The hoary-throated spinetail is 14.5 to 16 cm long. The sexes have the same plumage. Adults have grayish lores, dark rufous cinnamon ear coverts, and a rufous streak behind the eye. Their crown is gray-brown and their nape, back, rump, and uppertail coverts bright rufous. Their wings are rufous with dusky tips on their flight feathers. Their tail is rufous. Their throat is dull black with white tips on the feathers. Their underparts are mostly rufous cinnamon with pale ochraceous lower flanks and buffy or pale cinnamon-white in the center of their belly. Their iris is dark reddish brown, their maxilla blackish gray, their mandible blue-gray with a blackish tip, and their legs and feet blue-gray.

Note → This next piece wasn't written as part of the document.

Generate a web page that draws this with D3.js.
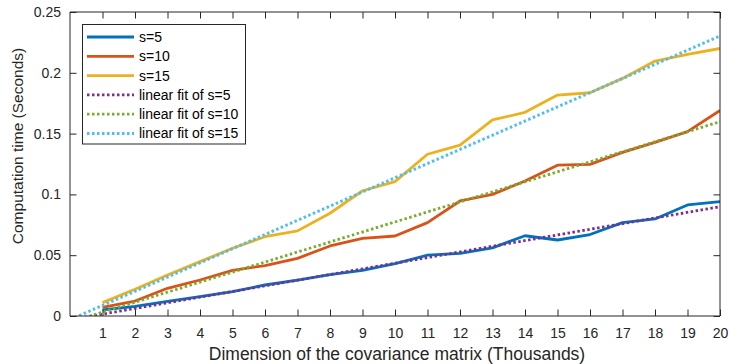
<!DOCTYPE html>
<html>
<head>
<meta charset="utf-8">
<script src="https://cdn.jsdelivr.net/npm/d3@7"></script>
<style>
  html, body { margin: 0; padding: 0; background: #fff; }
  svg { display: block; font-family: "Liberation Sans", Arial, Helvetica, sans-serif; }
</style>
</head>
<body>
<svg id="chart" width="730" height="364"></svg>
<script>
// ---- data ----
const dims = [1, 2, 3, 4, 5, 6, 7, 8, 9, 10, 11, 12, 13, 14, 15, 16, 17, 18, 19, 20];
const s5  = [0.005, 0.008, 0.012, 0.016, 0.020, 0.0255, 0.0295, 0.034, 0.0375, 0.043,
             0.050, 0.0515, 0.056, 0.066, 0.0625, 0.067, 0.0768, 0.0798, 0.0913, 0.094];
const s10 = [0.007, 0.0123, 0.0228, 0.0296, 0.0375, 0.0415, 0.0474, 0.0576, 0.0639, 0.0658,
             0.0768, 0.0946, 0.100, 0.111, 0.124, 0.1247, 0.1346, 0.1428, 0.1516, 0.169];
const s15 = [0.011, 0.022, 0.0337, 0.0447, 0.0557, 0.0652, 0.070, 0.0845, 0.103, 0.1105,
             0.133, 0.1406, 0.1612, 0.1675, 0.1817, 0.1836, 0.1954, 0.2097, 0.2152, 0.220];
// linear fits: value at the two ends of the fitted range
const fitX   = [0, 20];
const fit5   = [-0.0031, 0.0899];
const fit10  = [-0.0051, 0.1598];
const fit15  = [-0.0030, 0.2303];
const xTicks = [1, 2, 3, 4, 5, 6, 7, 8, 9, 10, 11, 12, 13, 14, 15, 16, 17, 18, 19, 20];
const yTicks = [0, 0.05, 0.1, 0.15, 0.2, 0.25];
const yTickLabels = ["0", "0.05", "0.1", "0.15", "0.2", "0.25"];
const seriesNames = ["s=5", "s=10", "s=15", "linear fit of s=5", "linear fit of s=10", "linear fit of s=15"];
const xTitle = "Dimension of the covariance matrix (Thousands)";
const yTitle = "Computation time (Seconds)";

// ---- layout ----
const L = 70, R = 720, T = 12, B = 316;
const axisColor = "#262626";
const svg = d3.select("#chart");
const x = d3.scaleLinear().domain([0, 20]).range([L, R]);
const y = d3.scaleLinear().domain([0, 0.25]).range([B, T]);

svg.append("defs").append("clipPath").attr("id", "clip")
  .append("rect").attr("x", L).attr("y", T).attr("width", R - L).attr("height", B - T);

const series = [
  { name: seriesNames[0], xs: dims, ys: s5,  color: "#0072BD", dash: null },
  { name: seriesNames[1], xs: dims, ys: s10, color: "#D95319", dash: null },
  { name: seriesNames[2], xs: dims, ys: s15, color: "#EDB120", dash: null },
  { name: seriesNames[3], xs: fitX, ys: fit5,  color: "#7E2F8E", dash: "2.5,2.5" },
  { name: seriesNames[4], xs: fitX, ys: fit10, color: "#77AC30", dash: "2.5,2.5" },
  { name: seriesNames[5], xs: fitX, ys: fit15, color: "#4DBEEE", dash: "2.5,2.5" }
];

const line = d3.line().x(d => x(d[0])).y(d => y(d[1]));
const plot = svg.append("g").attr("clip-path", "url(#clip)");
series.forEach(s => {
  plot.append("path")
    .datum(s.xs.map((v, i) => [v, s.ys[i]]))
    .attr("d", line)
    .attr("fill", "none")
    .attr("stroke", s.color)
    .attr("stroke-width", 2.8)
    .attr("stroke-dasharray", s.dash)
    .attr("stroke-linejoin", "round");
});

// ---- axes (box with inward ticks) ----
const tickLen = 6.5;
const fs = 14;
const xAxisB = d3.axisBottom(x).tickValues(xTicks).tickSize(-tickLen).tickPadding(12).tickFormat(d3.format("d"));
const xAxisT = d3.axisTop(x).tickValues(xTicks).tickSize(-tickLen).tickFormat("");
const yAxisL = d3.axisLeft(y).tickValues(yTicks).tickSize(-tickLen).tickPadding(9).tickFormat((d, i) => yTickLabels[i]);
const yAxisR = d3.axisRight(y).tickValues(yTicks).tickSize(-tickLen).tickFormat("");

function style(g) {
  g.select(".domain").attr("stroke", axisColor);
  g.selectAll(".tick line").attr("stroke", axisColor);
  g.selectAll(".tick text").attr("fill", axisColor).attr("font-size", fs)
    .attr("font-family", "Liberation Sans, Arial, sans-serif");
}
svg.append("g").attr("transform", `translate(0,${B})`).call(xAxisB).call(style)
  .call(g => g.select(".domain").attr("d", `M${L},0H${R}`));
svg.append("g").attr("transform", `translate(0,${T})`).call(xAxisT).call(style)
  .call(g => g.select(".domain").attr("d", `M${L},0H${R}`));
svg.append("g").attr("transform", `translate(${L},0)`).call(yAxisL).call(style)
  .call(g => g.select(".domain").attr("d", `M0,${T}V${B}`));
svg.append("g").attr("transform", `translate(${R},0)`).call(yAxisR).call(style)
  .call(g => g.select(".domain").attr("d", `M0,${T}V${B}`));

// ---- axis titles ----
svg.append("text")
  .attr("x", (L + R) / 2 + 2).attr("y", 360)
  .attr("text-anchor", "middle").attr("font-size", 17.5).attr("fill", axisColor)
  .text(xTitle);
svg.append("text")
  .attr("transform", `translate(23,146) rotate(-90)`)
  .attr("text-anchor", "middle").attr("font-size", 15.5).attr("fill", axisColor)
  .text(yTitle);

// ---- legend ----
const lg = svg.append("g");
lg.append("rect").attr("x", 82.5).attr("y", 24.5).attr("width", 163).attr("height", 119.5)
  .attr("fill", "#fff").attr("stroke", axisColor).attr("stroke-width", 1);
const rowY = d3.scaleLinear().domain([0, 5]).range([37, 133.5]);
series.forEach((s, i) => {
  const yy = rowY(i);
  lg.append("line").attr("x1", 87).attr("x2", 134).attr("y1", yy).attr("y2", yy)
    .attr("stroke", s.color).attr("stroke-width", 2.8).attr("stroke-dasharray", s.dash);
  lg.append("text").attr("x", 139).attr("y", yy).attr("dy", "0.35em")
    .attr("font-size", 14).attr("fill", "#000").text(s.name);
});
</script>
</body>
</html>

==Distribution and habitat==

The hoary-throated spinetail has a very restricted range in the extreme northern Amazon Basin. It is found only along several tributaries of the Branco River in the Brazilian state of Roraima and Guyana's Upper Takutu-Upper Essequibo Region. It inhabits gallery forest along the watercourses, which flow through grasslands called "Lavrado" in Brazil and the Rupununi savannah in Guyana. The total length of the narrow bands it inhabits is less than 600 km. It favors dense undergrowth heavy with vines and Inga shrubs.

==Behavior==
===Movement===

The hoary-throated spinetail is a year-round resident.

===Feeding===

Nothing is known about the hoary-throated spinetail's diet or foraging behavior, though it is assumed to feed on arthropods like other Synallaxis spinetails.

===Breeding===

Nothing is known about the hoary-throated spinetail's breeding biology. It is assumed to build a stick nest similar to those of other Synallaxis spinetails.

===Vocalization===

The hoary-throated spinetail makes a "double-noted 'tuh-tih', the second note higher". It is not known if this is a song or a call.

==Conservation status==

The IUCN originally in 1988 assessed the hoary-throated spinetail as Near Threatened, then in 1994 as Vulnerable, in 2000 as Endangered, in 2005 again as Vulnerable, in 2008 again as Endangered, in 2012 as Critically Endangered, before returning to Endangered in 2024. It has a very small range and an estimated population of 1,200 to 8,100 mature individuals that is believed to be decreasing. It is primarily threatened by habitat degradation and fires associated with small-scale agricultural operations. "About 60% of the gallery forest within the species' range is inside indigenous reserves" which are not formally protected, and rice is illegally farmed in them by non-indigenous people.